▼

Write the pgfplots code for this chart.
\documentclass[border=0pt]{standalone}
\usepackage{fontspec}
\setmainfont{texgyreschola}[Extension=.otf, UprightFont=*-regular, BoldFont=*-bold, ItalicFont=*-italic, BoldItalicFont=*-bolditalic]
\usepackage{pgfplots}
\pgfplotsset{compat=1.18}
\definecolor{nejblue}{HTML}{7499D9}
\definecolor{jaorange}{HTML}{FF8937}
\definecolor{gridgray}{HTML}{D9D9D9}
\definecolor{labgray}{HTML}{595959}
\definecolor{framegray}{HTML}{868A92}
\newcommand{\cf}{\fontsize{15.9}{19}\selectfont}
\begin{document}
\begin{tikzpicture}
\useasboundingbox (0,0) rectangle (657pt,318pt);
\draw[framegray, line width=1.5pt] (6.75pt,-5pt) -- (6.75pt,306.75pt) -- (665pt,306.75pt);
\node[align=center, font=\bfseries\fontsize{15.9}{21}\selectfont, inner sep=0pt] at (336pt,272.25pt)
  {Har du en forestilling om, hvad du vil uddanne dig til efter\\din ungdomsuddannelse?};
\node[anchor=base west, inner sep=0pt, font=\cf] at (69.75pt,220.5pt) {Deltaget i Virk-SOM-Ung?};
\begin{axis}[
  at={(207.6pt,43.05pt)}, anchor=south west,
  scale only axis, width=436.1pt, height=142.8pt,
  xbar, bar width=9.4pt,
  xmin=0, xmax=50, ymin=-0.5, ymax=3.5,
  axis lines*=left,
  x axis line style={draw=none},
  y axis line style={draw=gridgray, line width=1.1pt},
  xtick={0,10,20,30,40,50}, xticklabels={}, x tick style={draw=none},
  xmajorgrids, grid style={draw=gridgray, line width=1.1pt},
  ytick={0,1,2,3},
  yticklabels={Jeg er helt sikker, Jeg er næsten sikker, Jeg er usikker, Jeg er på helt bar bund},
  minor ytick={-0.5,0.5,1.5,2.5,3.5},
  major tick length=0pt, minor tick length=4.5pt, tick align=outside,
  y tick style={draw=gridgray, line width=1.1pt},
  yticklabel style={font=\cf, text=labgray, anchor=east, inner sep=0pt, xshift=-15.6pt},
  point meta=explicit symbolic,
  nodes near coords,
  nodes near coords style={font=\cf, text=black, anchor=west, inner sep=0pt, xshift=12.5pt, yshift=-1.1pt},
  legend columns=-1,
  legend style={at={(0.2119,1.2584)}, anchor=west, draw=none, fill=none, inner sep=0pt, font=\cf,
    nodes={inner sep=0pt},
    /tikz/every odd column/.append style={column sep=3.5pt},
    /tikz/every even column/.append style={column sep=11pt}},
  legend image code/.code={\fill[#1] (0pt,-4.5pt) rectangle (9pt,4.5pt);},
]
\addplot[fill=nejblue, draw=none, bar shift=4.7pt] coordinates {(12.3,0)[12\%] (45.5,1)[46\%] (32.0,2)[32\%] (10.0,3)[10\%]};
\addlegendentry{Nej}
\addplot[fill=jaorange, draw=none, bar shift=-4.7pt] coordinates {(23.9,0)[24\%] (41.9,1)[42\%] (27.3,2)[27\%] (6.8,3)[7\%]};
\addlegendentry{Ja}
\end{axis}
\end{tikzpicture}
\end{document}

▲

■ **SET PROBLEM**: All of the data above should be transcribed exactly.

■ **RESPONSE**:
Write the pgfplots code for this chart.
\documentclass[border=0pt]{standalone}
\usepackage{fontspec}
\setmainfont{texgyreschola}[Extension=.otf, UprightFont=*-regular, BoldFont=*-bold, ItalicFont=*-italic, BoldItalicFont=*-bolditalic]
\usepackage{pgfplots}
\pgfplotsset{compat=1.18}
\definecolor{nejblue}{HTML}{7499D9}
\definecolor{jaorange}{HTML}{FF8937}
\definecolor{gridgray}{HTML}{D9D9D9}
\definecolor{labgray}{HTML}{595959}
\definecolor{framegray}{HTML}{868A92}
\newcommand{\cf}{\fontsize{15.9}{19}\selectfont}
\begin{document}
\begin{tikzpicture}
\useasboundingbox (0,0) rectangle (657pt,318pt);
\draw[framegray, line width=1.5pt] (6.75pt,-5pt) -- (6.75pt,306.75pt) -- (665pt,306.75pt);
\node[align=center, font=\bfseries\fontsize{15.9}{21}\selectfont, inner sep=0pt] at (336pt,272.25pt)
  {Har du en forestilling om, hvad du vil uddanne dig til efter\\din ungdomsuddannelse?};
\node[anchor=base west, inner sep=0pt, font=\cf] at (69.75pt,220.5pt) {Deltaget i Virk-SOM-Ung?};
\begin{axis}[
  at={(207.6pt,43.05pt)}, anchor=south west,
  scale only axis, width=436.1pt, height=142.8pt,
  xbar, bar width=9.4pt,
  xmin=0, xmax=50, ymin=-0.5, ymax=3.5,
  axis lines*=left,
  x axis line style={draw=none},
  y axis line style={draw=gridgray, line width=1.1pt},
  xtick={0,10,20,30,40,50}, xticklabels={}, x tick style={draw=none},
  xmajorgrids, grid style={draw=gridgray, line width=1.1pt},
  ytick={0,1,2,3},
  yticklabels={Jeg er helt sikker, Jeg er næsten sikker, Jeg er usikker, Jeg er på helt bar bund},
  minor ytick={-0.5,0.5,1.5,2.5,3.5},
  major tick length=0pt, minor tick length=4.5pt, tick align=outside,
  y tick style={draw=gridgray, line width=1.1pt},
  yticklabel style={font=\cf, text=labgray, anchor=east, inner sep=0pt, xshift=-15.6pt},
  point meta=explicit symbolic,
  nodes near coords,
  nodes near coords style={font=\cf, text=black, anchor=west, inner sep=0pt, xshift=12.5pt, yshift=-1.1pt},
  legend columns=-1,
  legend style={at={(0.2119,1.2584)}, anchor=west, draw=none, fill=none, inner sep=0pt, font=\cf,
    nodes={inner sep=0pt},
    /tikz/every odd column/.append style={column sep=3.5pt},
    /tikz/every even column/.append style={column sep=11pt}},
  legend image code/.code={\fill[#1] (0pt,-4.5pt) rectangle (9pt,4.5pt);},
]
\addplot[fill=nejblue, draw=none, bar shift=4.7pt] coordinates {(12.3,0)[12\%] (45.5,1)[46\%] (32.0,2)[32\%] (10.0,3)[10\%]};
\addlegendentry{Nej}
\addplot[fill=jaorange, draw=none, bar shift=-4.7pt] coordinates {(23.9,0)[24\%] (41.9,1)[42\%] (27.3,2)[27\%] (6.8,3)[7\%]};
\addlegendentry{Ja}
\end{axis}
\end{tikzpicture}
\end{document}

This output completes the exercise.